**EXTRACTED ENTRIES:**
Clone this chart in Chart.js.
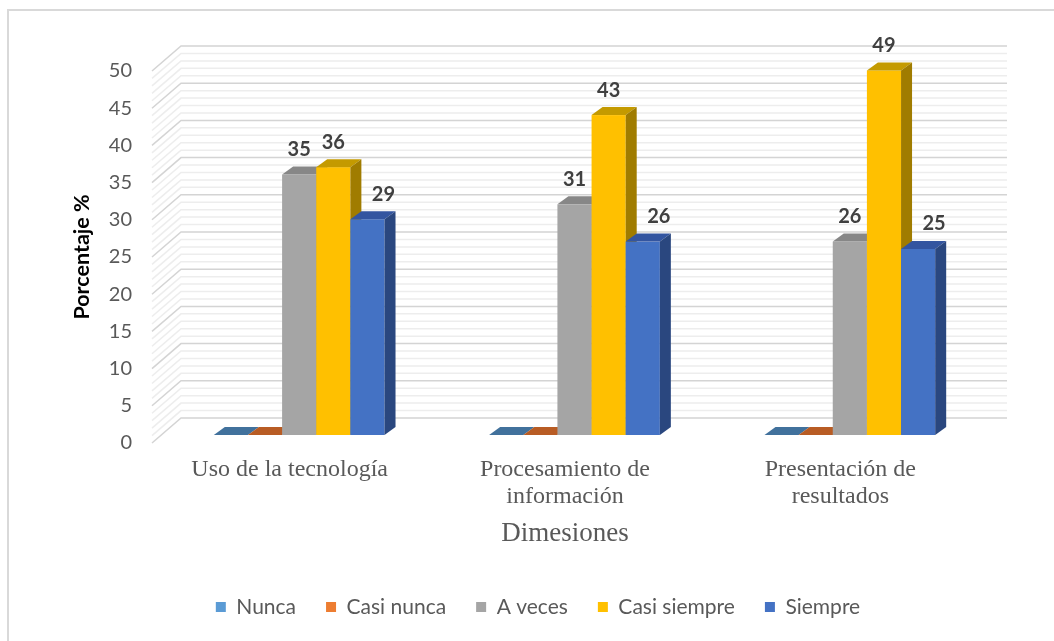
<!DOCTYPE html>
<html>
<head>
<meta charset="utf-8">
<script src="https://cdn.jsdelivr.net/npm/chart.js@4"></script>
<style>
  body { margin: 0; background: #fff; }
</style>
</head>
<body>
<canvas id="chart" width="1054" height="641"></canvas>
<script>
// Data
const categories = [
  ["Uso de la tecnología"],
  ["Procesamiento de", "información"],
  ["Presentación de", "resultados"]
];
const seriesNames = ["Nunca", "Casi nunca", "A veces", "Casi siempre", "Siempre"];
const nunca = [0, 0, 0];
const casiNunca = [0, 0, 0];
const aVeces = [35, 31, 26];
const casiSiempre = [36, 43, 49];
const siempre = [29, 26, 25];
const yTicks = [0, 5, 10, 15, 20, 25, 30, 35, 40, 45, 50];

// Face colours (front, top, side)
const frontColors = ["#5B9BD5", "#ED7D31", "#A5A5A5", "#FFC000", "#4472C4"];
const topColors = ["#41719C", "#B85C24", "#878787", "#C49A00", "#3355A0"];
const sideColors = ["#3A6690", "#A0501F", "#7C7C7C", "#A07C00", "#2A477F"];

// 3D geometry
const WALL_DX = 29, WALL_DY = -25;  // depth of the whole box
const BAR_DX = 9.5, BAR_DY = -8;    // where the bars sit in depth
const DEPTH_X = 11, DEPTH_Y = -8;   // depth of one bar

let seriesData = [nunca, casiNunca, aVeces, casiSiempre, siempre];

// Draws the frame and white background
const framePlugin = {
  id: "frame",
  beforeDraw(chart) {
    let ctx = chart.ctx;
    ctx.save();
    ctx.fillStyle = "#fff";
    ctx.fillRect(0, 0, chart.width, chart.height);
    ctx.strokeStyle = "#D9D9D9";
    ctx.lineWidth = 2;
    ctx.beginPath();
    ctx.moveTo(8, chart.height);
    ctx.lineTo(8, 10);
    ctx.lineTo(chart.width, 10);
    ctx.stroke();
    ctx.restore();
  }
};

// Draws back wall, 3D bars and value labels
const bars3dPlugin = {
  id: "bars3d",
  beforeDatasetsDraw(chart) {
    let ctx = chart.ctx;
    let yScale = chart.scales.y;
    let area = chart.chartArea;
    ctx.save();

    // back wall + left wall grid, major every 5, minor every 1
    for (let v = 0; v <= 50; v++) {
      let y = yScale.getPixelForValue(v);
      let major = v % 5 == 0;
      ctx.strokeStyle = major ? "#D4D4D4" : "#EDEDED";
      ctx.lineWidth = 1.5;
      ctx.beginPath();
      ctx.moveTo(area.left, y);
      ctx.lineTo(area.left + WALL_DX, y + WALL_DY);
      ctx.lineTo(area.right + WALL_DX, y + WALL_DY);
      ctx.stroke();
    }

    // bars, category by category, left to right
    for (let i = 0; i < categories.length; i++) {
      for (let d = 0; d < seriesData.length; d++) {
        let el = chart.getDatasetMeta(d).data[i];
        let x0 = el.x - el.width / 2 + BAR_DX;
        let x1 = el.x + el.width / 2 + BAR_DX;
        let yTop = el.y + BAR_DY;
        let yBase = el.base + BAR_DY;

        ctx.fillStyle = frontColors[d];
        ctx.fillRect(x0, yTop, x1 - x0, yBase - yTop);

        ctx.fillStyle = topColors[d];
        ctx.beginPath();
        ctx.moveTo(x0, yTop);
        ctx.lineTo(x0 + DEPTH_X, yTop + DEPTH_Y);
        ctx.lineTo(x1 + DEPTH_X, yTop + DEPTH_Y);
        ctx.lineTo(x1, yTop);
        ctx.closePath();
        ctx.fill();

        ctx.fillStyle = sideColors[d];
        ctx.beginPath();
        ctx.moveTo(x1, yTop);
        ctx.lineTo(x1 + DEPTH_X, yTop + DEPTH_Y);
        ctx.lineTo(x1 + DEPTH_X, yBase + DEPTH_Y);
        ctx.lineTo(x1, yBase);
        ctx.closePath();
        ctx.fill();
      }
    }

    // value labels (zeros are not labelled)
    ctx.font = "bold 20px Lato";
    ctx.fillStyle = "#404040";
    ctx.textAlign = "center";
    ctx.textBaseline = "middle";
    for (let i = 0; i < categories.length; i++) {
      for (let d = 0; d < seriesData.length; d++) {
        let v = seriesData[d][i];
        if (!v) continue;
        let el = chart.getDatasetMeta(d).data[i];
        let shift = d == seriesData.length - 1 ? 16 : 0;
        ctx.fillText(String(v), el.x + BAR_DX + shift, el.y + BAR_DY - 25);
      }
    }
    ctx.restore();
    return false;
  }
};

let datasets = seriesNames.map((name, d) => ({
  label: name,
  data: seriesData[d],
  backgroundColor: frontColors[d],
  borderWidth: 0
}));

new Chart(document.getElementById("chart"), {
  type: "bar",
  data: { labels: categories, datasets: datasets },
  options: {
    responsive: false,
    animation: false,
    layout: { padding: { left: 66, right: 44, top: 71, bottom: 13.5 } },
    datasets: { bar: { categoryPercentage: 0.62, barPercentage: 1 } },
    plugins: {
      tooltip: { enabled: false },
      legend: {
        position: "bottom",
        labels: {
          boxWidth: 10,
          boxHeight: 10,
          padding: 30,
          color: "#595959",
          font: { family: "Lato", size: 21 }
        }
      }
    },
    scales: {
      x: {
        grid: { display: false, drawTicks: false },
        border: { display: false },
        ticks: {
          padding: 13,
          color: "#595959",
          maxRotation: 0,
          font: { family: "Liberation Serif", size: 24, lineHeight: 1.12 }
        },
        title: {
          display: true,
          text: "Dimesiones",
          color: "#595959",
          padding: { top: 0, bottom: 16 },
          font: { family: "Liberation Serif", size: 27 }
        },
        afterFit(scale) { scale.height = 123.5; }
      },
      y: {
        min: 0,
        max: 50,
        grid: { display: false, drawTicks: false },
        border: { display: false },
        afterBuildTicks(scale) { scale.ticks = yTicks.map(v => ({ value: v })); },
        ticks: {
          padding: 20,
          color: "#595959",
          font: { family: "Lato", size: 20 }
        },
        title: {
          display: true,
          text: "Porcentaje %",
          color: "#000",
          padding: { top: 3, bottom: 0 },
          font: { family: "Lato", size: 21.5, weight: "bold" }
        },
        afterFit(scale) { scale.width = 86; }
      },
      // empty right axis, only keeps the plot area clear of the right edge
      yRight: {
        position: "right",
        grid: { display: false },
        border: { display: false },
        ticks: { display: false },
        afterFit(scale) { scale.width = 32; }
      }
    }
  },
  plugins: [framePlugin, bars3dPlugin]
});
</script>
</body>
</html>
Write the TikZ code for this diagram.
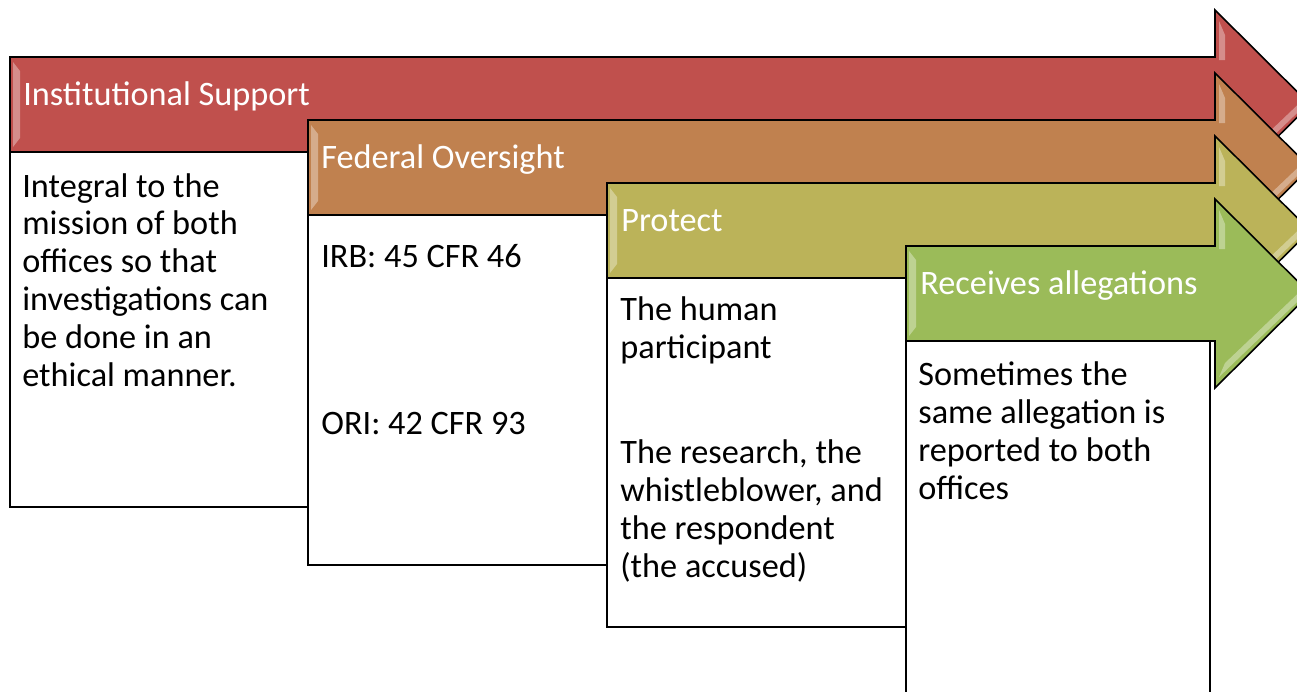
\documentclass[tikz,border=0pt]{standalone}
\usepackage{fontspec}
\setmainfont{Carlito}
\usetikzlibrary{calc}

\definecolor{instred}{HTML}{C0504D}
\definecolor{fedorange}{HTML}{C0814F}
\definecolor{protolive}{HTML}{BBB359}
\definecolor{recgreen}{HTML}{9BBB59}

\tikzset{
  steparrow/.style={draw=black, line width=0.9pt, line join=miter},
  infobox/.style={draw=black, line width=0.9pt, fill=white},
  bevel/.style={fill=white, opacity=0.35},
  headtext/.style={anchor=base west, inner sep=0pt, text=white,
    font=\fontsize{19.5}{21.5}\selectfont},
  % multi-line texts sit on the baseline of their last line
  bodytext/.style={anchor=base west, inner sep=0pt, align=left,
    font=\fontsize{19.5}{21.5}\selectfont},
}

\begin{document}
\begin{tikzpicture}[x=0.02cm, y=-0.02cm]
    % Page size
    \useasboundingbox (0,0) rectangle (1297,691);
    \clip (0,0) rectangle (1297,691);

    % Head of the arrows
    \pgfmathsetmacro{\headx}{1215}
    \pgfmathsetmacro{\tipx}{1310}

    % Draw the four steps: arrow first, then its box
    \foreach \name/\col/\left/\top/\boxbottom/\boxright in {
        inst/instred/10/57/507/308,
        fed/fedorange/308/120/565/607,
        prot/protolive/607/183/627/906,
        rec/recgreen/906/246/720/1210} {
      \pgfmathsetmacro{\bot}{\top+95}
      \draw[steparrow, fill=\col] (\left,\top) -- (\headx,\top) -- (\headx,\top-47)
        -- (\tipx,\top+47.5) -- (\headx,\bot+47) -- (\headx,\bot) -- (\left,\bot) -- cycle;
      % bevel highlights
      \fill[bevel] (\left+3,\top+5) -- (\left+10,\top+14) -- (\left+10,\bot-14) -- (\left+3,\bot-5) -- cycle;
      \fill[bevel] (\headx+4,\top-36) -- (\headx+10,\top-22) -- (\headx+10,\top+3) -- (\headx+4,\top+3) -- cycle;
      \fill[bevel] (\tipx-12,\top+47.5) -- (\headx+10,\bot+22) -- (\headx+4,\bot+36) -- (\tipx-4,\top+47.5) -- cycle;
      \draw[infobox] (\left,\bot) rectangle (\boxright,\boxbottom);
    }

    % Arrow labels
    \node[headtext] (instlabel) at (23,105) {Institutional Support};
    \node[headtext] (fedlabel) at (321,168) {Federal Oversight};
    \node[headtext] (protlabel) at (621,231) {Protect};
    \node[headtext] (reclabel) at (920,294) {Receives allegations};

    % Box texts
    \node[bodytext] (integral) at (22,386)
      {Integral to the\\mission of both\\offices so that\\investigations can\\be done in an\\ethical manner.};
    \node[bodytext] (irb) at (321,267) {IRB: 45 CFR 46};
    \node[bodytext] (ori) at (321,434) {ORI: 42 CFR 93};
    \node[bodytext] (human) at (620,358) {The human\\participant};
    \node[bodytext] (research) at (620,577)
      {The research, the\\whistleblower, and\\the respondent\\(the accused)};
    \node[bodytext] (sometimes) at (918,499)
      {Sometimes the\\same allegation is\\reported to both\\offices};
\end{tikzpicture}
\end{document}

**PROBLEM:** Repeat the listing above exactly from its first line to the line containing "aVeces, casiSiempre, siempre];", both included, and omit the pictures.

**EXERCISE SOLUTION:**
Clone this chart in Chart.js.
<!DOCTYPE html>
<html>
<head>
<meta charset="utf-8">
<script src="https://cdn.jsdelivr.net/npm/chart.js@4"></script>
<style>
  body { margin: 0; background: #fff; }
</style>
</head>
<body>
<canvas id="chart" width="1054" height="641"></canvas>
<script>
// Data
const categories = [
  ["Uso de la tecnología"],
  ["Procesamiento de", "información"],
  ["Presentación de", "resultados"]
];
const seriesNames = ["Nunca", "Casi nunca", "A veces", "Casi siempre", "Siempre"];
const nunca = [0, 0, 0];
const casiNunca = [0, 0, 0];
const aVeces = [35, 31, 26];
const casiSiempre = [36, 43, 49];
const siempre = [29, 26, 25];
const yTicks = [0, 5, 10, 15, 20, 25, 30, 35, 40, 45, 50];

// Face colours (front, top, side)
const frontColors = ["#5B9BD5", "#ED7D31", "#A5A5A5", "#FFC000", "#4472C4"];
const topColors = ["#41719C", "#B85C24", "#878787", "#C49A00", "#3355A0"];
const sideColors = ["#3A6690", "#A0501F", "#7C7C7C", "#A07C00", "#2A477F"];

// 3D geometry
const WALL_DX = 29, WALL_DY = -25;  // depth of the whole box
const BAR_DX = 9.5, BAR_DY = -8;    // where the bars sit in depth
const DEPTH_X = 11, DEPTH_Y = -8;   // depth of one bar

let seriesData = [nunca, casiNunca, aVeces, casiSiempre, siempre];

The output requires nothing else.